Tuesday, October 17, 2017

TMI Tuesday

Guys, I know it's been basically nothing but TMI Tuesday posts recently, and I'm sorry; my life isn't as exciting as it used to be and I've run through a lot of my old memories and no one asks questions and frankly I'm not sure anyone even reads this blog any more, apart from a few die-hards (whom I love, you guys are great).  But I'm not going anywhere; I just have less to say.  These things happen.  I still answer questions, I still respond to emails and comments, and if you are reading this, thanks for reading and I'm sorry I'm boring.

From the archives:

1. What would you do differently if you knew nobody would judge you?

Probably a few things.  The big one, of course, would be that if society became totally non-judgmental about my sexual preferences I would be much more open about them.  At this point I don't think it would make that much difference in how often I got down with partners whom society deems unacceptable, but I'd certainly feel less stress about it.

Other than that though, and that's less an issue of moral approbation than it is one of legal judgment, I'd probably be naked a lot more.  For someone who is as in touch with their sexuality as I seem to be, I still have plenty of body image problems, so being naked in public isn't just a fear of being judged to be a whore; I'm shy and feel like people are judging my body.  I know it's silly and I know I look fine, objectively, but as I get older it just gets worse.

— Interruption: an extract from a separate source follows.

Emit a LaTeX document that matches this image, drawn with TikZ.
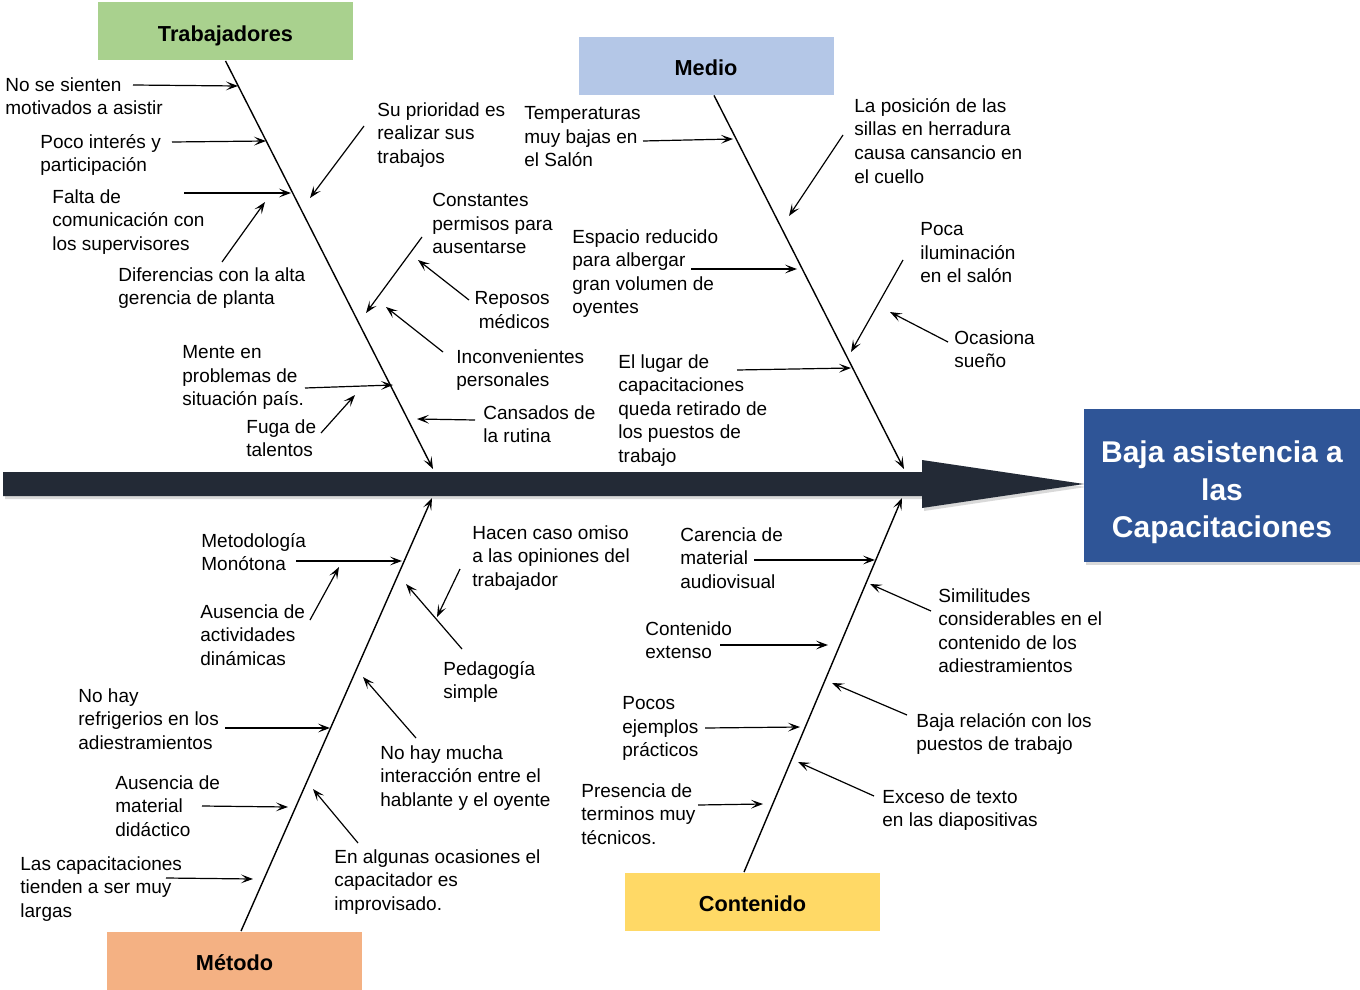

Leaving aside the more extreme partners, I'd probably be more sexually active in public too.  If society changed to where sex was no longer such a big fucking deal, I'd probably get it on communally whenever I felt like it.  I'm not saying I'd hook up with random people (well, any more than I already do) but if Sveta and I were somewhere and we felt the itch, we'd fucking scratch it and know that others would be doing the same.  Sounds like a nice place to live.  I'm sure there are places like that in communes and so forth, but I can imagine getting the urge in the supermarket or on the street and just Discovery-Channel-ing the hell out of it.

2. Most recently how did you openly express love?

I haven't made any big romantic gestures recently, and it's something I need to work on because while it's not just big romantic gestures that count, those are important too.  Recently it's been the little stuff.

3. When is the last time you took a sexual risk? What was it?

I take a sexual risk every time I have sex without protection, so probably the last time I had sex with someone who wasn't Sveta without making them wear a condom.  Or maybe one could count having sex with someone where I'd be arrested if the law found out.  Other than that, my sex life has been reasonably vanilla, for me, of late.

4. What sexual acts bring you the most pleasure?

This is boring, but vaginal penetration.  I love anal, I love getting head, I love fingers and dildos and vibes and all that fun stuff, but the most pleasure I ever get is my pussy being penetrated, filled up, spread open.  I'm not saying that the worst penetration is better than the best of anything else, but when it's good, it's better than anything else, and it doesn't have to be great or huge or deep.

That said, I get more cunt-licking than anything else these days, and I love that.  But that's with my sweetie, and that makes it better.  Head from a random person vs. penetration from a random person, I'd give the edge to penetration.  But then I also get penetration from my sweetie, and there is something to be said for being penetrated while being licked, so best of both worlds there.

5. Is there a belief or attitude that interferes with you creating or pursuing your sexual fantasy?

I have plenty of sexual fantasies, and many of them I don't really want to pursue except as fantasy, not because of any belief, just because they're better as fantasy.  But sometimes I get subbie in the extreme, and I guess my attitude of not wanting to, for lack of a better word, be subbie gets in my way.  I'm not disrespecting people who are harder-core than I could ever be at all.  I don't think a D/s relationship has to be abusive.  I just can't get past my own feelings of equality for some reason.  That's not to say that I never take a submissive position in the bedroom or other places, just that I can never fully give myself up to it.  So there are fantasies which involve that which I can't do because I rebel against it.

It's probably a desire for control on my part.  I don't like to be out of control.  It's why I've never been one to drink to the point where I no longer have any control.  And yet at the same time, not being in control is strangely attractive to me.  It's an odd kink (not a sexual one, just a kink in my gray matter).

Bonus: Tell us something you need to stop wasting time doing.

Porn.  I spend too much time on porn.  I should just find something which will get me off and get off and be done with it, but I shop around and I fiddle.  And not being able to orgasm easily (or sometimes at all) doesn't help with that.

But I don't have a list of priorities on time-wasting.  I waste a lot of time.  A lot.  On all sorts of things.  None of them are things I should probably be wasting my time on.

1 comment:

Advizor54 said...

I waste a lot of time on a lot of things as well, but reading your blog is not on that list. it is always worth my time and attention, even if I get here late.

I like your answers and think you could start writing about the books you read, the music you like, and the challenges you and Sveta face on a day-to-day level. You have many things you could write about, and I, for one, would read them.